Multivariable calculus - Limits

[cargar]

Show that the function f(x,y)=y/(x-y) for x→0, y→0, can take any limit.
Construct the sequences { f(x_n, y_n } with (x_n,y_n)→(0, 0) in such way that the lim _n→∞ f(x_n,y_n) is 3,2,1,0,−2.
Hint: y_n=kx_n.

I am not sure if I am right, but I did the following:

f(x,y) = kx_n/(x_n−kx_n) = kx_n/(x_n(1−k)) = k/(1−k)

k/(1−k) = A

After a few steps I have obtained:

k = A(1+A), A≠−1

So, the function can take any limit except -1.

Now we have: A{3,2,1,0,−2}

If A=3:

k=3/4, y_n=3/4x_n

So lim _n→∞ (3/4x_n)/(1/4x_n)=3.

For A=2, 1, 0 and −2 I did the same.

I am not sure if this is the end of the exercise. I don't understand what exactly in this context is meant by the sequence.

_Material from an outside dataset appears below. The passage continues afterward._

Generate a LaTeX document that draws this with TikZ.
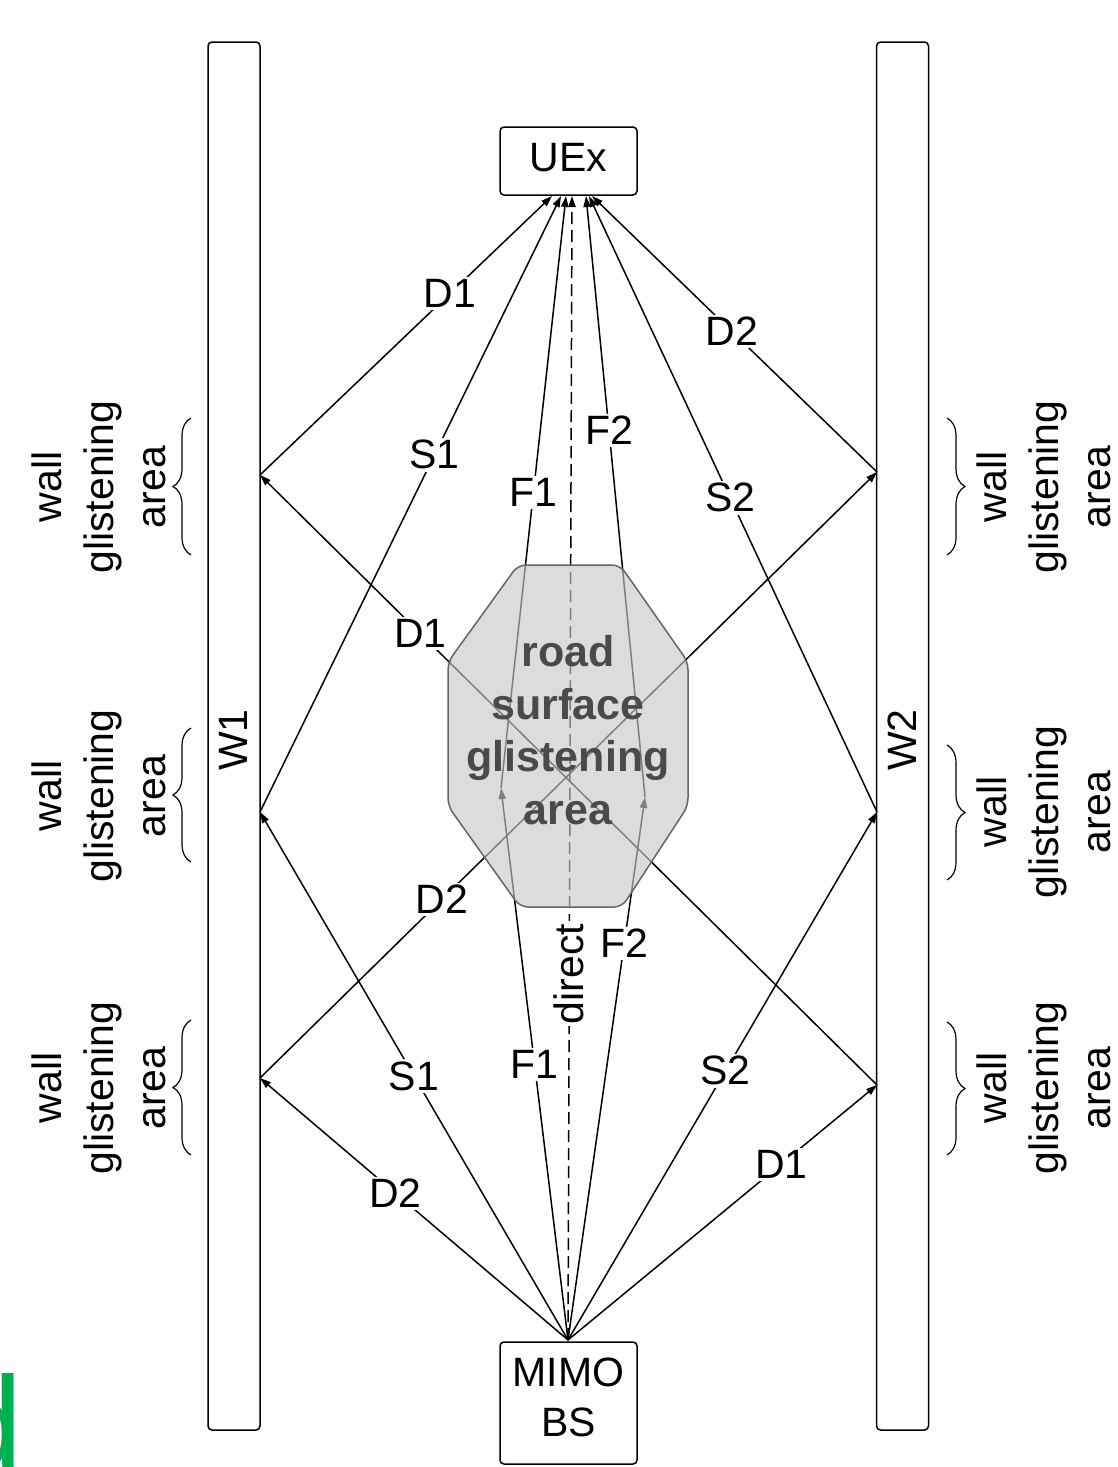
\documentclass[tikz,border=0pt]{standalone}
\usepackage{fontspec}
\setmainfont{Liberation Sans}
\usetikzlibrary{arrows.meta,decorations.pathreplacing,calc}
\definecolor{roadfill}{gray}{0.785}
\definecolor{roadedge}{HTML}{666666}
\definecolor{roadtext}{HTML}{4A4A4A}
\definecolor{markgreen}{HTML}{00B050}
\begin{document}
\begin{tikzpicture}[x=0.5pt,y=-0.5pt,
  every node/.style={font=\fontsize{20.5}{26}\selectfont},
  ray/.style={line width=0.75pt},
  hit/.style={ray,-{Triangle[length=5.5pt,width=3.6pt]}},
  lbl/.style={fill=white,inner sep=1.2pt},
  box/.style={draw,line width=0.75pt,rounded corners=2pt,minimum width=68.5pt,align=center,inner sep=0pt},
  wallbox/.style={draw,line width=0.75pt,rounded corners=2pt,minimum width=26pt,minimum height=694pt,inner sep=0pt},
  bracesty/.style={decorate,decoration={brace,amplitude=9pt},line width=0.6pt},
  side/.style={rotate=90,align=center,inner sep=0pt}
]
\useasboundingbox (0,0) rectangle (1118,1467);

% walls, terminals
\node[wallbox] (W1) at (234,736) {};
\node[wallbox] (W2) at (902.5,736) {};
\node[rotate=90,inner sep=0pt] (W1t) at (233,740) {W1};
\node[rotate=90,inner sep=0pt] (W2t) at (902,740) {W2};
\node[box,minimum height=34pt,text depth=4pt] (uex) at (568.5,161) {UEx};
\node[box,minimum height=61pt,text depth=6pt,font=\fontsize{20.5}{25}\selectfont] (bs) at (568.5,1403) {MIMO\\BS};

% reflection points on the walls and the road
\coordinate (w1a) at (260,475);
\coordinate (w1b) at (260,812);
\coordinate (w1c) at (260,1078);
\coordinate (w2a) at (877,472);
\coordinate (w2b) at (877,812);
\coordinate (w2c) at (877,1085);
\coordinate (r1) at (501,788);
\coordinate (r2) at (645,797);
\coordinate (bsp) at (568,1340);
% arrival points under the UE
\coordinate (uD1) at (552,196);
\coordinate (uS1) at (561,196);
\coordinate (uF1) at (566,196);
\coordinate (uDi) at (572,196);
\coordinate (uF2) at (586,196);
\coordinate (uS2) at (589,196);
\coordinate (uD2) at (592,196);

% base station to first bounce
\draw[hit] (bsp) -- node[lbl,pos=0.56] {D2} (w1c);
\draw[hit] (bsp) -- node[lbl,pos=0.5] {S1} (w1b);
\draw[hit] (bsp) -- node[lbl,pos=0.5] {F1} (r1);
\draw[hit] (bsp) -- node[lbl,pos=0.73] {F2} (r2);
\draw[hit] (bsp) -- node[lbl,pos=0.51] {S2} (w2b);
\draw[hit] (bsp) -- node[lbl,pos=0.69] {D1} (w2c);
% double bounces across the street
\draw[hit] (w2c) -- node[lbl,pos=0.74] {D1} (w1a);
\draw[hit] (w1c) -- node[lbl,pos=0.295] {D2} (w2a);
% last legs to the UE
\draw[hit] (w1a) -- node[lbl,pos=0.65] {D1} (uD1);
\draw[hit] (w1b) -- node[lbl,pos=0.58] {S1} (uS1);
\draw[hit] (r1) -- node[lbl,pos=0.5] {F1} (uF1);
\draw[hit] (r2) -- node[lbl,pos=0.61] {F2} (uF2);
\draw[hit] (w2b) -- node[lbl,pos=0.51] {S2} (uS2);
\draw[hit] (w2a) -- node[lbl,pos=0.51] {D2} (uD2);
% line of sight
\draw[hit,dashed,dash pattern=on 6pt off 3pt] (bsp) -- node[lbl,pos=0.32,rotate=90] {direct} (uDi);

% road surface glistening area (translucent over the rays)
\draw[roadedge,line width=0.75pt,fill=roadfill,fill opacity=0.64,rounded corners=4pt]
  (518,565) -- (620,565) -- (688,662) -- (688,806) -- (622,907) -- (520,907) -- (448,806) -- (448,662) -- cycle;
\node[align=center,text=roadtext,font=\fontsize{21.5}{26.3}\bfseries\selectfont] (road) at (568,730)
  {road\\surface\\glistening\\area};

% wall glistening areas, left
\draw[bracesty] (191,555) -- (191,418);
\draw[bracesty] (191,862) -- (191,728);
\draw[bracesty] (191,1155) -- (191,1020);
\node[side] (gl1) at (99,487) {wall\\glistening\\area};
\node[side] (gl2) at (99,796) {wall\\glistening\\area};
\node[side] (gl3) at (99,1088) {wall\\glistening\\area};
% wall glistening areas, right
\draw[bracesty] (947,418) -- (947,555);
\draw[bracesty] (947,745) -- (947,880);
\draw[bracesty] (947,1022) -- (947,1155);
\node[side] (gr1) at (1044,487) {wall\\glistening\\area};
\node[side] (gr2) at (1044,812) {wall\\glistening\\area};
\node[side] (gr3) at (1044,1088) {wall\\glistening\\area};

% green letter at the lower left edge
\begin{scope}
\clip (0,1300) rectangle (80,1467);
\node[anchor=base west,inner sep=0pt,text=markgreen,font=\fontsize{67}{67}\selectfont] (mark) at (-52,1470) {d};
\end{scope}
\end{tikzpicture}
\end{document}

I am also not sure if I should write lim _{(xn, yn)→(0,0)} (3/4x_n)/(1/4x_n)=3 instead of lim _n→∞ (3/4x_n)/(1/4x_n)=3 or just x_n→0, because I have just x_n.

Any help is appreciated.

Thanks in advance.

 

[HallsofIvy]

Well, from k/(1- k)= A, you have k= A- Ak so k+ Ak= k(1+ A)= A and k= A/(1+ A) NOT "k= A(1+A)" but you later use A/(1+ A) so that must be a typo. The point of the exercise is that approaching the point (0, 0) along different lines, y= kx, gives different limits so taking the limits of sequences of point along those different lines gives those different limits. Yes, If you want the limit to be A=3 then k=3/4 so approaching (0, 0) along the line y= (3/4)x (better not to write "y= 3/4x"- many people would interpret that as "y= 3/(4x)") the limit of the function is 3. To get a sequence, take x to be a sequence approaching 0, say {1/n}. Then y= 3/(4n) and f(x, y)= y/(x- y)= [3/(4n)]/[1/n- 3/(4n)]= [3/(4n)]/[1/(4n)]= 3 for all n and so has limit 3.